### Aim of the exercise
Scan the following material for the string "chart" and copy each line in which it appears.

### Information supplied
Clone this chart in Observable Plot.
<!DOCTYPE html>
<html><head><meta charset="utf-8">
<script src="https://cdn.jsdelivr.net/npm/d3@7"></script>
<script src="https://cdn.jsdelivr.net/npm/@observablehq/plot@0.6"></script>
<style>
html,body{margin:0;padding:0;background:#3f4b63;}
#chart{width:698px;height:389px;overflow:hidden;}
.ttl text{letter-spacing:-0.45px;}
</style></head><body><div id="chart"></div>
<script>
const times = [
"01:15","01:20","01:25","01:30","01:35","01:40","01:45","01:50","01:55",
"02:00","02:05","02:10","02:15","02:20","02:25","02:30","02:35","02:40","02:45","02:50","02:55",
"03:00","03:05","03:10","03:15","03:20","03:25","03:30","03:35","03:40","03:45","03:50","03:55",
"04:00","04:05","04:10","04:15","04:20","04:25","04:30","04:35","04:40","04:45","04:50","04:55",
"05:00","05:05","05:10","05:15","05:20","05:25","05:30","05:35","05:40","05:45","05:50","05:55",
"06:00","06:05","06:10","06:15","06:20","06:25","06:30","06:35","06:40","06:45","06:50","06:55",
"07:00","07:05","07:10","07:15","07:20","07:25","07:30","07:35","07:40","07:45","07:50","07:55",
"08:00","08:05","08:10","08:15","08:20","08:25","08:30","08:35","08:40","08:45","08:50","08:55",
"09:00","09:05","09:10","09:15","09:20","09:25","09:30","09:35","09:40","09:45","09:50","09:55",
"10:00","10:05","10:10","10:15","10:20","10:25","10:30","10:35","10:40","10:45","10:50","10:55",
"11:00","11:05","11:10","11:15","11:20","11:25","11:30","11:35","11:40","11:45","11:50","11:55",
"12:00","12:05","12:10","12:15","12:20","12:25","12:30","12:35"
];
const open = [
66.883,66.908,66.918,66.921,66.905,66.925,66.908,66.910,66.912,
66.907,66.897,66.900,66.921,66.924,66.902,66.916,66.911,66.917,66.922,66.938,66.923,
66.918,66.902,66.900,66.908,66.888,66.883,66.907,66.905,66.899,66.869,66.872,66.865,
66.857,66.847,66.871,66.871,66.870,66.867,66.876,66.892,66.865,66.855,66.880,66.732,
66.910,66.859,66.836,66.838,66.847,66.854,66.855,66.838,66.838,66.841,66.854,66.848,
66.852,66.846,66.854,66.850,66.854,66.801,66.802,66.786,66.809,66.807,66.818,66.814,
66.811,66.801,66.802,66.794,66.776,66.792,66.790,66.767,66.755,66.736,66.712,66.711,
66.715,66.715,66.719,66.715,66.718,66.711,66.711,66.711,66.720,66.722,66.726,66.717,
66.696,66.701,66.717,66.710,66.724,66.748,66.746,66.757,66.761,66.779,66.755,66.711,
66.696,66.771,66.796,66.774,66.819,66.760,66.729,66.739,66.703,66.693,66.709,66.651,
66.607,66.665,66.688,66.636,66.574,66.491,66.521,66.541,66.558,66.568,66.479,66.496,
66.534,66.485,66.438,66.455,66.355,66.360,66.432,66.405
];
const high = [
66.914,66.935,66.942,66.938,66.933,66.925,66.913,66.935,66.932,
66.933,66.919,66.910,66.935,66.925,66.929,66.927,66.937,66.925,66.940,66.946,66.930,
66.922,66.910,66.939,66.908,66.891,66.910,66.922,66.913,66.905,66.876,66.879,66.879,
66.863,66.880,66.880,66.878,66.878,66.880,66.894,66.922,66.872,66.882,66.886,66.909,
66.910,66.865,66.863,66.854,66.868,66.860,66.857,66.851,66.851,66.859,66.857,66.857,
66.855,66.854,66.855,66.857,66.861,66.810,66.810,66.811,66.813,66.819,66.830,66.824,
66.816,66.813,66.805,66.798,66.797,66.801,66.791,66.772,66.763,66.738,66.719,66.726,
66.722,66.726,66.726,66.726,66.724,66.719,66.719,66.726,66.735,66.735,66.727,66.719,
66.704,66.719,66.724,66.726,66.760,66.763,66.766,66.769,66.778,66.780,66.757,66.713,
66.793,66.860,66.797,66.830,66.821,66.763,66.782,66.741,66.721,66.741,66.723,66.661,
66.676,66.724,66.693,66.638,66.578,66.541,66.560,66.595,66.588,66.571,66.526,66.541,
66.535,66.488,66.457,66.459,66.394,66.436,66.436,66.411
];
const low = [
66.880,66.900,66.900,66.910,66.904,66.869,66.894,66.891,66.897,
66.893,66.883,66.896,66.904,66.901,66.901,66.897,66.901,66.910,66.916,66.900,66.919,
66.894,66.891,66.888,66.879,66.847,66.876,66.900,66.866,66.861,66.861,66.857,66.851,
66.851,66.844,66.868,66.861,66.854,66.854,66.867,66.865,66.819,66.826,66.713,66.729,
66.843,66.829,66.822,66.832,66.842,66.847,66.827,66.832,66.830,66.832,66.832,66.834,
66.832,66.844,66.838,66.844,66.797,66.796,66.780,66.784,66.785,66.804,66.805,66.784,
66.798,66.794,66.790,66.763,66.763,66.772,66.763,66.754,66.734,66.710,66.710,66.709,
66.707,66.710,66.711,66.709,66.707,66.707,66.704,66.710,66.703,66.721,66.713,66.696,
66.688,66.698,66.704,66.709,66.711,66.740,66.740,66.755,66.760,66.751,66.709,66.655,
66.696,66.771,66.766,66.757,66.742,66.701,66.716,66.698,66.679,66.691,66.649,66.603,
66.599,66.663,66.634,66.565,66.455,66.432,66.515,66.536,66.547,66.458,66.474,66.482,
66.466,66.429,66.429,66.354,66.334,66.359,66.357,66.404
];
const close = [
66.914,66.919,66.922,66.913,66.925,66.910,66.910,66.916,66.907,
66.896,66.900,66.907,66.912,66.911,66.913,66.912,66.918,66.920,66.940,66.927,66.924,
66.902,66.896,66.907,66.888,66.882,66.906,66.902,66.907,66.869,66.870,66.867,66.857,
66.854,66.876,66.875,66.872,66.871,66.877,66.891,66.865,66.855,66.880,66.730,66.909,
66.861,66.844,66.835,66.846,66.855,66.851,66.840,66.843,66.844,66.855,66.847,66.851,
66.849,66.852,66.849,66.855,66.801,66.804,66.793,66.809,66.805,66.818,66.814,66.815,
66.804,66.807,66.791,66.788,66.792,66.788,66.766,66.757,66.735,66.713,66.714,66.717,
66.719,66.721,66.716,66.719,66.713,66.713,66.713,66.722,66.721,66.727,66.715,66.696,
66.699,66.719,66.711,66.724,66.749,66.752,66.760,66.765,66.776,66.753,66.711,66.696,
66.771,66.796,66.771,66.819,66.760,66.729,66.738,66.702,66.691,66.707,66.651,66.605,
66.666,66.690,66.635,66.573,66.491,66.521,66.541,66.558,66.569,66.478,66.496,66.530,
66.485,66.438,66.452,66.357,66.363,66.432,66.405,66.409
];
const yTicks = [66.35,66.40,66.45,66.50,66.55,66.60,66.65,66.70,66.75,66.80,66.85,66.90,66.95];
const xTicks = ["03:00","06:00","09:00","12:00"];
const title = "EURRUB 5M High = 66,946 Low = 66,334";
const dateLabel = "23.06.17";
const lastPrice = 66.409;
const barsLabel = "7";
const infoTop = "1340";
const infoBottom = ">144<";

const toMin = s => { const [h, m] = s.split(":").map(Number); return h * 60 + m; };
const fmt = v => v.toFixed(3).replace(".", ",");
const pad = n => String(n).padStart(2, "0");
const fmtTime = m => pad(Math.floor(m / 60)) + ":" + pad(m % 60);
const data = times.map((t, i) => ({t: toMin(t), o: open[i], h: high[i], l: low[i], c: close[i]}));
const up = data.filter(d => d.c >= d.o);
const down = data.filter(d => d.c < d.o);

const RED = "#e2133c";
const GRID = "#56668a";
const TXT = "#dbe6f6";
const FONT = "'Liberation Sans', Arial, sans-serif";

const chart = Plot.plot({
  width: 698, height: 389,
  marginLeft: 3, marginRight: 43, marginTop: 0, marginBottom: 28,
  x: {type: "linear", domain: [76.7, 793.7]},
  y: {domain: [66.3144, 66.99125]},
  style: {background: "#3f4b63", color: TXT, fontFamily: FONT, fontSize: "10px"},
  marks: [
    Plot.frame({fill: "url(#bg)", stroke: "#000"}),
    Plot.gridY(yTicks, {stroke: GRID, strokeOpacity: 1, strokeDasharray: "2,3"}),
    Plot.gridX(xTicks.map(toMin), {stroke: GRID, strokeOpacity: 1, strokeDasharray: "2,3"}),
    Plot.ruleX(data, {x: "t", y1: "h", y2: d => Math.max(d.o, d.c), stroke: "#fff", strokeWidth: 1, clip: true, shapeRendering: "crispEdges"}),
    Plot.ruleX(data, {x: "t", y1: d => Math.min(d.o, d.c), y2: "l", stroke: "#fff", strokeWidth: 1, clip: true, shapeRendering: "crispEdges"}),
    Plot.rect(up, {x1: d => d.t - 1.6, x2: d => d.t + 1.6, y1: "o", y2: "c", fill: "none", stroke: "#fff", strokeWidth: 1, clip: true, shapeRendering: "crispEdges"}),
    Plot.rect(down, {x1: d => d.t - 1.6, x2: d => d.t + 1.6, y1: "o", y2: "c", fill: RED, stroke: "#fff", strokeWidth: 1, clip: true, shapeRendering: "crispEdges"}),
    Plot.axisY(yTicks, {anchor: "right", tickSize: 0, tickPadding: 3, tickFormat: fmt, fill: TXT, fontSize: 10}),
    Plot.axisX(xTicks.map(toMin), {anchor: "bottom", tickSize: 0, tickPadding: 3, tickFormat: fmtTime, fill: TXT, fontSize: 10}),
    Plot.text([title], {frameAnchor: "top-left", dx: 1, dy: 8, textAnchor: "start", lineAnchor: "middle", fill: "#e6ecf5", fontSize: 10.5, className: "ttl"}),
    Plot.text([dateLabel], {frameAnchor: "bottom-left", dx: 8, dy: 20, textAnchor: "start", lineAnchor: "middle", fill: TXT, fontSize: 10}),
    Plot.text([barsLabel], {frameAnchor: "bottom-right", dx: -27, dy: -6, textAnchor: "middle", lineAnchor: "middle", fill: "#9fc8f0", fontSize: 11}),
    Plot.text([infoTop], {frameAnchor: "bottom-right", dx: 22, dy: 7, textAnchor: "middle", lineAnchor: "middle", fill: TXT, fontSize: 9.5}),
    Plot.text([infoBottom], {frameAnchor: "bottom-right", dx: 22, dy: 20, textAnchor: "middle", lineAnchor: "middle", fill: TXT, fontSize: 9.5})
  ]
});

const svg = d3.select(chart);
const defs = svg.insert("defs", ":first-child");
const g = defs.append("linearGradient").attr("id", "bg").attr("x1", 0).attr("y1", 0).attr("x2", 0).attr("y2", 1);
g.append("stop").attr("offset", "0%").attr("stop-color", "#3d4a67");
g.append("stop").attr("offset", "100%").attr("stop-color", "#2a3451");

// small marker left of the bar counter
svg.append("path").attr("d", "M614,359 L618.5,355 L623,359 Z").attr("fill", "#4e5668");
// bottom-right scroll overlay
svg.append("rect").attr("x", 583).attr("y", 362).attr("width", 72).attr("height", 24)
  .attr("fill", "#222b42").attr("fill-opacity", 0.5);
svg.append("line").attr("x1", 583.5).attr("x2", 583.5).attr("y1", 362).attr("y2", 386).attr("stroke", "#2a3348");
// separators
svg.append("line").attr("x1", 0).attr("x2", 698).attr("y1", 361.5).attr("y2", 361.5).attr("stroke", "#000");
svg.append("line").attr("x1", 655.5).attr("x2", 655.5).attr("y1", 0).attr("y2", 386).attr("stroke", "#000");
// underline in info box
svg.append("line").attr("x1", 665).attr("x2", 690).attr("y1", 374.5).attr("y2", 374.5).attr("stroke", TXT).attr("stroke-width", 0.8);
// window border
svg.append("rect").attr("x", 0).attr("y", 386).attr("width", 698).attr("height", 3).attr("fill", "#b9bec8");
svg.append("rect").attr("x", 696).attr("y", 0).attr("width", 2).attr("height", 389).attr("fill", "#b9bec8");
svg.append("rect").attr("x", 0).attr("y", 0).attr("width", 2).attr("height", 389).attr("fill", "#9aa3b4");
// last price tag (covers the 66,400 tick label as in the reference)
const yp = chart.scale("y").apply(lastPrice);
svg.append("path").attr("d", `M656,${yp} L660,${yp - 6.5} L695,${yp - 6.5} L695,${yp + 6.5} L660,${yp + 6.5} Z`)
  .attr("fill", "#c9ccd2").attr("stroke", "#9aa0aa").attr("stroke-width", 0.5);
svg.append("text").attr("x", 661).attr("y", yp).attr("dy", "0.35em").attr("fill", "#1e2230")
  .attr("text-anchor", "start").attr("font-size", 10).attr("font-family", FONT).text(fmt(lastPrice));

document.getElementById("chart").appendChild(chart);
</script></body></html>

### Finished answer
Clone this chart in Observable Plot.
#chart{width:698px;height:389px;overflow:hidden;}
</style></head><body><div id="chart"></div>
const chart = Plot.plot({
const svg = d3.select(chart);
const yp = chart.scale("y").apply(lastPrice);
document.getElementById("chart").appendChild(chart);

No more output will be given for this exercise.